If there was any doubt about the audacity of Trump’s position following oral argument, he clarified it in the days that followed. First, the former president wrote on Truth Social that “even events that ‘cross the line’ must fall under total immunity.” In other words, in Trump’s view, a president who ordered the murder of a rival would be immunized from criminal accountability. Then, at a campaign rally, he likened a president who does things that “cross the line” to a “rogue cop” — seemingly implying that both should be excused from any criminal accountability. Those are ludicrous views— for one thing, police do not enjoy absolute criminal immunity — which even his lawyer refused to espouse.
Now, the D.C. Circuit has responded with the derision all of this deserves. The opinion was issued “per curiam” — meaning the court spoke with one unanimous voice — instead of from one particular judge. That decision reflects the historic nature of the ruling — and adds to its devastating and conclusive power.

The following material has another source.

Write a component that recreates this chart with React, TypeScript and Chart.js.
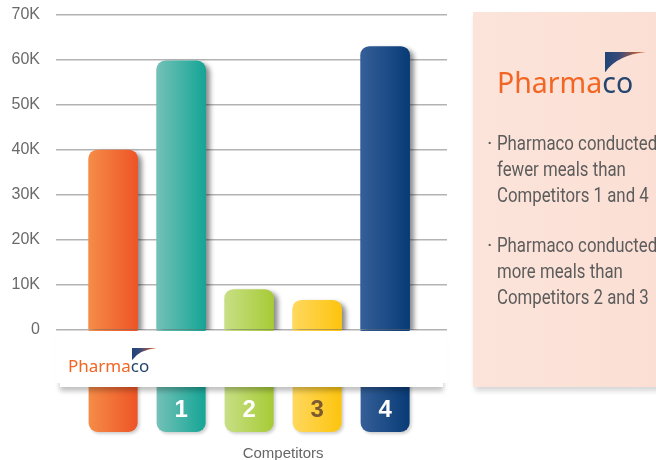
import React, { useEffect, useRef } from "react";
import { Chart, registerables } from "chart.js";

Chart.register(...registerables);

// ---- data ----
const CATEGORIES = ["Pharmaco", "Competitor 1", "Competitor 2", "Competitor 3", "Competitor 4"];
const MEALS = [40000, 59800, 9000, 6600, 63000];
const TICK_LABELS = ["", "1", "2", "3", "4"];
const X_TITLE = "Competitors";
const Y_MAX = 70000;
const Y_STEP = 10000;
const BULLETS = [
  ["Pharmaco conducted", "fewer meals than", "Competitors 1 and 4"],
  ["Pharmaco conducted", "more meals than", "Competitors 2 and 3"],
];

// ---- styles ----
const GRAD_LEFT = ["#f58c47", "#74c1b7", "#c8df85", "#ffd85e", "#355f98"];
const GRAD_RIGHT = ["#ee5426", "#14a596", "#a6cb36", "#fdc40e", "#083b76"];
const LABEL_COLORS = ["#ffffff", "#ffffff", "#ffffff", "#7c5a2f", "#ffffff"];

function barGradient(ctx: CanvasRenderingContext2D, cx: number, w: number, i: number) {
  if (!isFinite(cx) || !isFinite(w)) return GRAD_RIGHT[i];
  const g = ctx.createLinearGradient(cx - w / 2, 0, cx + w / 2, 0);
  g.addColorStop(0, GRAD_LEFT[i]);
  g.addColorStop(1, GRAD_RIGHT[i]);
  return g;
}

const decorPlugin = {
  id: "decor",
  beforeDatasetsDraw(chart: any) {
    const ctx = chart.ctx;
    ctx.save();
    ctx.shadowColor = "rgba(0,0,0,0.45)";
    ctx.shadowBlur = 5;
    ctx.shadowOffsetX = 4;
    ctx.shadowOffsetY = 3;
  },
  afterDatasetsDraw(chart: any) {
    const ctx = chart.ctx;
    ctx.restore();
    const { y } = chart.scales;
    const base = y.getPixelForValue(0);
    const tileBottom = base + 102;
    const meta = chart.getDatasetMeta(0);
    meta.data.forEach((bar: any, i: number) => {
      const w = bar.width;
      const l = bar.x - w / 2;
      ctx.save();
      ctx.shadowColor = "rgba(0,0,0,0.18)";
      ctx.shadowBlur = 3;
      ctx.shadowOffsetX = 2;
      ctx.shadowOffsetY = 2;
      ctx.fillStyle = barGradient(ctx, bar.x, w, i);
      ctx.beginPath();
      ctx.roundRect(l, base, w, tileBottom - base, [0, 0, 9, 9]);
      ctx.fill();
      ctx.restore();
    });
    // white band
    const { left, right } = chart.chartArea;
    ctx.save();
    ctx.shadowColor = "rgba(0,0,0,0.25)";
    ctx.shadowBlur = 5;
    ctx.shadowOffsetY = 4;
    ctx.fillStyle = "#ffffff";
    ctx.fillRect(left + 4, base + 1, right - left - 8, 56);
    ctx.restore();
    ctx.fillStyle = "#ffffff";
    ctx.fillRect(left, base + 1, right - left, 52);
  },
  afterDraw(chart: any) {
    const ctx = chart.ctx;
    const { x } = chart.scales;
    ctx.save();
    ctx.font = '15px "Liberation Sans", Arial, sans-serif';
    ctx.fillStyle = "#666666";
    ctx.textAlign = "center";
    ctx.textBaseline = "alphabetic";
    ctx.fillText(X_TITLE, x.getPixelForValue(2.5), 458);
    ctx.restore();
  },
};

function Logo({ left, top, size }: { left: number; top: number; size: number }) {
  return (
    <div
      style={{
        position: "absolute",
        left,
        top,
        fontFamily: '"Noto Sans", sans-serif',
        fontSize: size,
        lineHeight: 1,
        whiteSpace: "nowrap",
      }}
    >
      <span style={{ color: "#f26522" }}>Pharma</span>
      <span style={{ color: "#24456f", position: "relative" }}>
        co
        <svg
          width={size * 1.45}
          height={size * 0.72}
          viewBox="0 0 42 21"
          preserveAspectRatio="none"
          style={{ position: "absolute", left: "0.1em", bottom: "1.013em" }}
        >
          <defs>
            <linearGradient id={"sw" + Math.round(size)} x1="0" y1="0" x2="1" y2="0">
              <stop offset="0" stopColor="#1f4578" />
              <stop offset="0.35" stopColor="#3a4a78" />
              <stop offset="1" stopColor="#f26522" />
            </linearGradient>
          </defs>
          <path d="M0,0 L42,0 Q12,3 0,21 Z" fill={"url(#sw" + Math.round(size) + ")"} />
        </svg>
      </span>
    </div>
  );
}

export default function App() {
  const ref = useRef<HTMLCanvasElement | null>(null);

  useEffect(() => {
    if (!ref.current) return;
    const chart = new Chart(ref.current, {
      type: "bar",
      data: {
        datasets: [
          {
            label: "Meals",
            data: MEALS.map((v, i) => ({ x: i, y: v })),
            backgroundColor: (c: any) => {
              const ch = c.chart;
              const i = c.dataIndex;
              if (i === undefined || !ch.scales || !ch.scales.x) return GRAD_RIGHT[0];
              return barGradient(ch.ctx, ch.scales.x.getPixelForValue(i), 49, i);
            },
            borderRadius: 9,
            borderSkipped: "start",
            barThickness: 49,
          } as any,
        ],
      },
      plugins: [decorPlugin as any],
      options: {
        animation: false,
        responsive: false,
        devicePixelRatio: 1,
        layout: { padding: { left: 0, top: 15, right: 209, bottom: 0 } },
        plugins: { legend: { display: false }, tooltip: { enabled: false } },
        scales: {
          x: {
            type: "linear",
            min: -0.84,
            max: 4.91,
            offset: false,
            grid: { display: false },
            border: { display: false },
            afterBuildTicks: (s: any) => {
              s.ticks = CATEGORIES.map((_, i) => ({ value: i }));
            },
            afterFit: (s: any) => {
              s.height = 130;
            },
            ticks: {
              z: 1,
              autoSkip: false,
              maxRotation: 0,
              padding: 58,
              callback: (_v: any, i: number) => TICK_LABELS[i],
              color: (c: any) => LABEL_COLORS[c.index] || "#fff",
              font: { family: '"Liberation Sans", Arial, sans-serif', size: 24, weight: "bold" },
            },
          },
          y: {
            min: 0,
            max: Y_MAX,
            border: { display: false },
            grid: { color: "#b3b3b3", lineWidth: 1.5, drawTicks: false },
            afterFit: (s: any) => {
              s.width = 56;
              s.paddingTop = 0;
              s.paddingBottom = 0;
            },
            ticks: {
              stepSize: Y_STEP,
              padding: 16,
              color: "#6a6a6a",
              font: { family: '"Liberation Sans", Arial, sans-serif', size: 16 },
              callback: (v: any) => (v === 0 ? "0" : v / 1000 + "K"),
            },
          },
        },
      } as any,
    });
    return () => chart.destroy();
  }, []);

  return (
    <div
      style={{
        position: "absolute",
        left: 0,
        top: 0,
        width: 656,
        height: 460,
        overflow: "hidden",
        background: "#ffffff",
      }}
    >
      <canvas ref={ref} width={656} height={460} style={{ position: "absolute", left: 0, top: 0 }} />
      <Logo left={68} top={357} size={17} />
      <div
        style={{
          position: "absolute",
          left: 473,
          top: 12,
          width: 220,
          height: 375,
          background: "linear-gradient(to right, #fce4da, #fbded3)",
          boxShadow: "2px 4px 5px rgba(0,0,0,0.16)",
        }}
      />
      <Logo left={497} top={68} size={28.5} />
      <div
        style={{
          position: "absolute",
          left: 497,
          top: 130,
          fontFamily: 'Roboto, "Liberation Sans", sans-serif',
          fontSize: 21,
          lineHeight: "26px",
          color: "#5c5c5c",
          whiteSpace: "nowrap",
        }}
      >
        {BULLETS.map((lines, bi) => (
          <div key={bi} style={{ position: "relative", marginBottom: 24 }}>
            <span style={{ position: "absolute", left: -10, top: 0 }}>·</span>
            {lines.map((ln, li) => (
              <div key={li} style={{ transform: "scaleX(0.8)", transformOrigin: "0 0" }}>
                {ln}
              </div>
            ))}
          </div>
        ))}
      </div>
    </div>
  );
}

The opinion cataloged the dangerous consequences of granting such sweeping impunity to the most powerful official in the country. “At bottom, former President Trump’s stance would collapse our system of separated powers by placing the President beyond the reach of all three Branches,” the court wrote. “Presidential immunity against federal indictment would mean that, as to the President, the Congress could not legislate, the Executive could not prosecute and the Judiciary could not review. We cannot accept that the office of the Presidency places its former occupants above the law for all time thereafter.”
And the opinion rejected Trump‘s absurd impeachment conviction precondition out of hand — holding, as we have explained before, that the “interpretation runs counter to the text, structure and purpose of the Impeachment Judgment Clause.”

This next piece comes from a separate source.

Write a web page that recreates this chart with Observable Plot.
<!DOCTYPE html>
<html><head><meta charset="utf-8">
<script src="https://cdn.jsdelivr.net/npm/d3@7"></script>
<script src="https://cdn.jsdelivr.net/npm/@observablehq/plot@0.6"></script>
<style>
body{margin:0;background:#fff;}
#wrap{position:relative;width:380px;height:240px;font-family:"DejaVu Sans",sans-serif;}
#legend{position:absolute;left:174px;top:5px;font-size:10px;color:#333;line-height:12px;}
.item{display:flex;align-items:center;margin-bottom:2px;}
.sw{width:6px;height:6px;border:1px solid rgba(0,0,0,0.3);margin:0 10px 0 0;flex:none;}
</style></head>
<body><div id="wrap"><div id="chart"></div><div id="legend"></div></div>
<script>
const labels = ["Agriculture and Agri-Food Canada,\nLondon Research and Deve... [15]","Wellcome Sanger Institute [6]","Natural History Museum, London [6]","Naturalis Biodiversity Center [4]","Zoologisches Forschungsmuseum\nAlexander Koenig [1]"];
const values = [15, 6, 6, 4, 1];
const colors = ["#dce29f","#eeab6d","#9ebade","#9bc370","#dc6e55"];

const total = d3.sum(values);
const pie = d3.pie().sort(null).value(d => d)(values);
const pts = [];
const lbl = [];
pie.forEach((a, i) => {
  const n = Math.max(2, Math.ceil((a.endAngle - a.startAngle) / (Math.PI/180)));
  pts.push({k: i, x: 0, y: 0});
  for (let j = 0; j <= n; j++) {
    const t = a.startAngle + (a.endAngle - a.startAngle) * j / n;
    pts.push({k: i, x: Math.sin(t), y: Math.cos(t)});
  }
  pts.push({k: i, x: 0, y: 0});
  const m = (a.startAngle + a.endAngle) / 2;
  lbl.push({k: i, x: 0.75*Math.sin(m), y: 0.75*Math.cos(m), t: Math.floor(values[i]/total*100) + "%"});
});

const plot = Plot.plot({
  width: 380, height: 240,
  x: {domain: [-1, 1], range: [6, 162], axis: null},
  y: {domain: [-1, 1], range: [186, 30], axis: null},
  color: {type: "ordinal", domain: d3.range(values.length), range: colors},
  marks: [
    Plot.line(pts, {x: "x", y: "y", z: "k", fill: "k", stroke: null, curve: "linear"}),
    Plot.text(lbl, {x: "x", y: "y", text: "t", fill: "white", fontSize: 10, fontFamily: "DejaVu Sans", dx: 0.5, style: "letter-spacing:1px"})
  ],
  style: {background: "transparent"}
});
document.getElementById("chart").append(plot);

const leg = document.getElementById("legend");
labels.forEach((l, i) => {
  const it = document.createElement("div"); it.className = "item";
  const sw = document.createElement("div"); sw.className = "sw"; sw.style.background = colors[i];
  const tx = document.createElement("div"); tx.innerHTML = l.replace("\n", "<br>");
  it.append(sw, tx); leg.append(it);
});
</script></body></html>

What’s next? The D.C. Circuit ruled, in effect, that the stay of lower court proceedings will be lifted in six days. Trump may ask the full circuit to overturn the panel’s ruling, known as en banc review. But the ruling is sound, the vast majority of judges on the full circuit are unsympathetic to Trump, and we expect they will turn him aside in a matter of weeks. Indeed, that judges nominated by presidents of both parties united to issue a unanimous opinion indicates how the full D.C. Circuit will likely view Trump’s request.
Beyond the lack of legal justification for granting review, denying review would be strategically wise: it would allow the justices to dodge another political landmine.
At that point, he will turn to the Supreme Court. We think it should and may well refuse to consider his appeal. Some may assume the high court will necessarily take up Trump’s appeal, given the magnitude of the legal issue involved. If there were any serious arguments in favor of granting the sweeping immunity Trump seeks, that would be a fair assumption. Where there is a genuine controversy — especially on a question as consequential as this one — the court has a duty to set the law.
But that is not the case here. The answer to whether absolute immunity exists for presidents or, as Trump put it, whether a president is entitled to “cross the line” is clear.